Miss Blears, the Communities Secretary, has some explaining to do after it was alleged that she twice charged taxpayers for the cost of a television in a single year.
In the space of a year she sold a property in Manchester, bought a second in London, then sold that and moved into a hotel, before buying a third property.
It is understood that she claimed also expenses for household goods, which include bed linens, in all three homes. Chancellor Alistair Darling is also said to have used the system to his own advantage, making claims for multiple properties.
He changed his second home four times in as many years.
A similar tactic was allegedly used by Transport Secretary Geoff Hoon, who switched his second home in a way which allowed him to improve his family home in Derbyshire at taxpayers' expense before buying a London townhouse.
Mr Burnham, Europe minister Caroline Flint and Mr Murphy all bought flats - or the freehold on properties they already owned - and are said to have claimed back the stamp duty and other moving costs.
Few showed a sharper eye for taking public cash than Mr Prescott. The Hull politician claimed huge amounts for groceries and home furnishings.

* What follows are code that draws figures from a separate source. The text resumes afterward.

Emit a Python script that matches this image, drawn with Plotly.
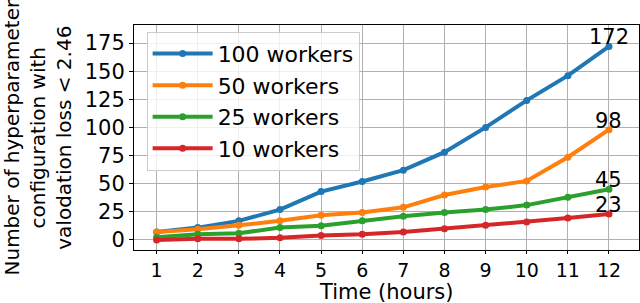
import plotly.graph_objects as go

hours = [1, 2, 3, 4, 5, 6, 7, 8, 9, 10, 11, 12]
workers_100 = [7, 11, 17, 27, 43, 52, 62, 78, 100, 124, 146, 172]
workers_50 = [7, 9.5, 13, 17, 22, 24.5, 29, 40, 47, 52.5, 73.5, 98]
workers_25 = [2.5, 5, 6, 11, 12.7, 17, 21, 24.5, 27, 31, 38, 45]
workers_10 = [0, 1, 1, 2, 4, 5, 7, 10, 13, 16, 19.5, 23]
series_names = ["100 workers", "50 workers", "25 workers", "10 workers"]
series_values = [workers_100, workers_50, workers_25, workers_10]
series_colors = ["#1f77b4", "#ff7f0e", "#2ca02c", "#d62728"]
y_ticks = [0, 25, 50, 75, 100, 125, 150, 175]

FONT = "DejaVu Sans"

fig = go.Figure()
for name, vals, col in zip(series_names, series_values, series_colors):
    fig.add_trace(go.Scatter(
        x=hours, y=vals, name=name, mode="lines+markers",
        line=dict(color=col, width=4),
        marker=dict(color=col, size=7),
    ))
    fig.add_annotation(
        x=hours[-1], y=vals[-1], text=str(round(vals[-1])),
        showarrow=False, xanchor="center", yanchor="bottom", yshift=-5,
        font=dict(family=FONT, size=21, color="black"),
    )

fig.add_annotation(
    xref="paper", yref="paper", x=0, y=0.5, xshift=-97,
    text="Number of hyperparameter<br>configuration with<br>valodation loss < 2.46",
    textangle=-90, showarrow=False, xanchor="center", yanchor="middle",
    font=dict(family=FONT, size=20, color="black"),
)

fig.add_annotation(
    xref="paper", yref="paper", x=0.5, y=0, yshift=-42,
    text="Time (hours)", showarrow=False, xanchor="center", yanchor="middle",
    font=dict(family=FONT, size=21, color="black"),
)

fig.update_layout(
    width=640, height=303,
    margin=dict(l=134, r=1, t=25, b=53, autoexpand=False),
    plot_bgcolor="white", paper_bgcolor="white",
    font=dict(family=FONT, size=20, color="black"),
    showlegend=True,
    legend=dict(
        x=0.025, y=0.97, xanchor="left", yanchor="top",
        bgcolor="rgba(255,255,255,0.8)", bordercolor="#cccccc", borderwidth=1,
        font=dict(family=FONT, size=22, color="black"),
        itemwidth=60,
    ),
)
fig.update_xaxes(
    range=[0.45, 12.73], tickmode="array", tickvals=hours,
    showgrid=True, gridcolor="#b0b0b0", gridwidth=1,
    showline=True, linecolor="black", linewidth=1, mirror=True,
    ticks="outside", ticklen=3, tickcolor="black",
    tickfont=dict(family=FONT, size=19),
    zeroline=False, automargin=False,
)
fig.update_yaxes(
    range=[-8.9, 191], tickmode="array", tickvals=y_ticks,
    showgrid=True, gridcolor="#b0b0b0", gridwidth=1,
    showline=True, linecolor="black", linewidth=1, mirror=True,
    ticks="outside", ticklen=4, tickcolor="black",
    tickfont=dict(family=FONT, size=21),
    zeroline=False, automargin=False,
)

fig.write_html(
    "out.html",
    config={"displayModeBar": False},
    post_script="document.body.style.margin='0';document.body.style.overflow='hidden';",
)
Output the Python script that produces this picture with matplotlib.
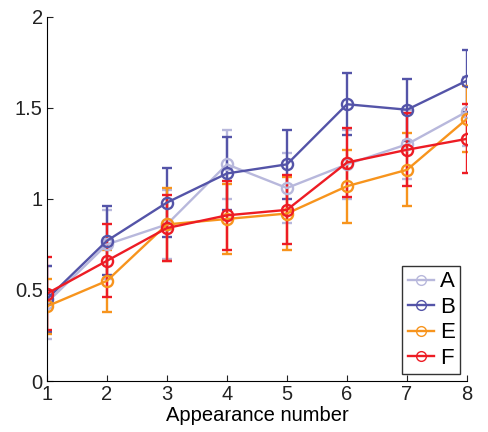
import matplotlib
matplotlib.use("Agg")
import matplotlib.pyplot as plt
from matplotlib.lines import Line2D
import numpy as np

plt.rcParams['font.family'] = ['Liberation Sans', 'DejaVu Sans']

appearance = [1, 2, 3, 4, 5, 6, 7, 8]

a_mean = [0.43, 0.75, 0.86, 1.19, 1.06, 1.19, 1.30, 1.48]
a_err = [0.20, 0.19, 0.19, 0.19, 0.19, 0.19, 0.19, 0.19]
b_mean = [0.45, 0.77, 0.98, 1.14, 1.19, 1.52, 1.49, 1.65]
b_err = [0.18, 0.19, 0.19, 0.20, 0.19, 0.17, 0.17, 0.17]
e_mean = [0.41, 0.55, 0.86, 0.89, 0.92, 1.07, 1.16, 1.44]
e_err = [0.15, 0.17, 0.20, 0.19, 0.20, 0.20, 0.20, 0.18]
f_mean = [0.48, 0.66, 0.84, 0.91, 0.94, 1.20, 1.27, 1.33]
f_err = [0.20, 0.20, 0.18, 0.19, 0.19, 0.19, 0.20, 0.19]

labels = ["A", "B", "E", "F"]
colors = ["#b8b8dc", "#5454a8", "#f7941d", "#ed1c24"]
means = [a_mean, b_mean, e_mean, f_mean]
errs = [a_err, b_err, e_err, f_err]

fig = plt.figure(figsize=(4.88, 4.32), dpi=100)
ax = fig.add_axes([0.096, 0.118, 0.861, 0.843])

handles = []
for lab, col, m, e in zip(labels, colors, means, errs):
    ax.errorbar(appearance, m, yerr=e, color=col, lw=1.7, marker='o',
                ms=8, mfc='none', mec=col, mew=1.7, capsize=3.5,
                capthick=1.7, elinewidth=1.7)
    handles.append(Line2D([], [], color=col, lw=1.7, marker='o', ms=7,
                          mfc='none', mec=col, mew=1.0))

ax.set_xlim(1, 8)
ax.set_ylim(0, 2)
ax.set_xticks(appearance)
ax.set_yticks([0, 0.5, 1, 1.5, 2])
ax.set_yticklabels(["0", "0.5", "1", "1.5", "2"])
ax.tick_params(direction='in', length=4, labelsize=14.5, colors='#222222',
               pad=3)
ax.set_xlabel("Appearance number", fontsize=14.5, labelpad=1)
for s in ['top', 'right']:
    ax.spines[s].set_visible(False)

leg = ax.legend(handles, labels, loc='lower right', fontsize=16,
                frameon=True, fancybox=False, edgecolor='black',
                handlelength=1.2, handletextpad=0.25, borderpad=0.25,
                labelspacing=0.2, borderaxespad=0.3)
leg.get_frame().set_linewidth(1.0)

fig.savefig("out.png", dpi=100)
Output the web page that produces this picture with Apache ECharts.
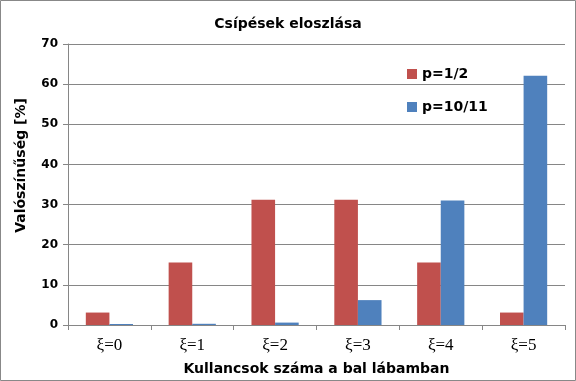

In addition to having mock Tudor pillars added to his turreted constituency home, Mr Prescott claimed £1,187 for the outside of his house to be repainted in 2004-5 and a further £609.92 on white goods, including a Zanussi washing machine.
The self-confessed bulimic claimed the maximum possible amount for food, £4,800 a year, and twice in as many years got taxpayers to fund a new lavatory seat.
By contrast, Hillary Benn, the Environment Secretary, claimed just £147.78 for food in one year.
In total more than half the Cabinet are facing serious questions about their expenses claims.
Andrew Brown was paid £6,500 by his brother for cleaning services
The degree to which some of them appeared to be using the system was thrown into sharper relief by the fact that not all of them have felt the need to fund lavish lifestyles on public funds.
In contrast to many ministers who claimed the vast majority of the £24,000-a-year second homes allowance, Ed Miliband, the Energy and Climate Secretary claimed just £6,300 a year in rent for a small home in his constituency.
His brother David was more lavish with public money, running up such colossal costs for gardening that even his gardener questioned whether he needed to spend so much.
Over five years Mr Miliband claimed £30,000 in repairs, decoration and furnishings for a home in his South Shields seat that was only worth £120,000. His attempt to claim for a pram was rejected by Commons authorities.
In a sign of the Government's desperation to control the damage, Labour MPs and ministers last night tried to claim that the leaks were the result of a smear operation launched by the Tories.
But they were unable to provide any evidence for that assertion and refused to point the finger at any member of the opposition.
Further revelations are expected when the full details of all MP's expenses are published in July. Further abuses are expected to include a junior minister who charged a new sauna to taxpayers.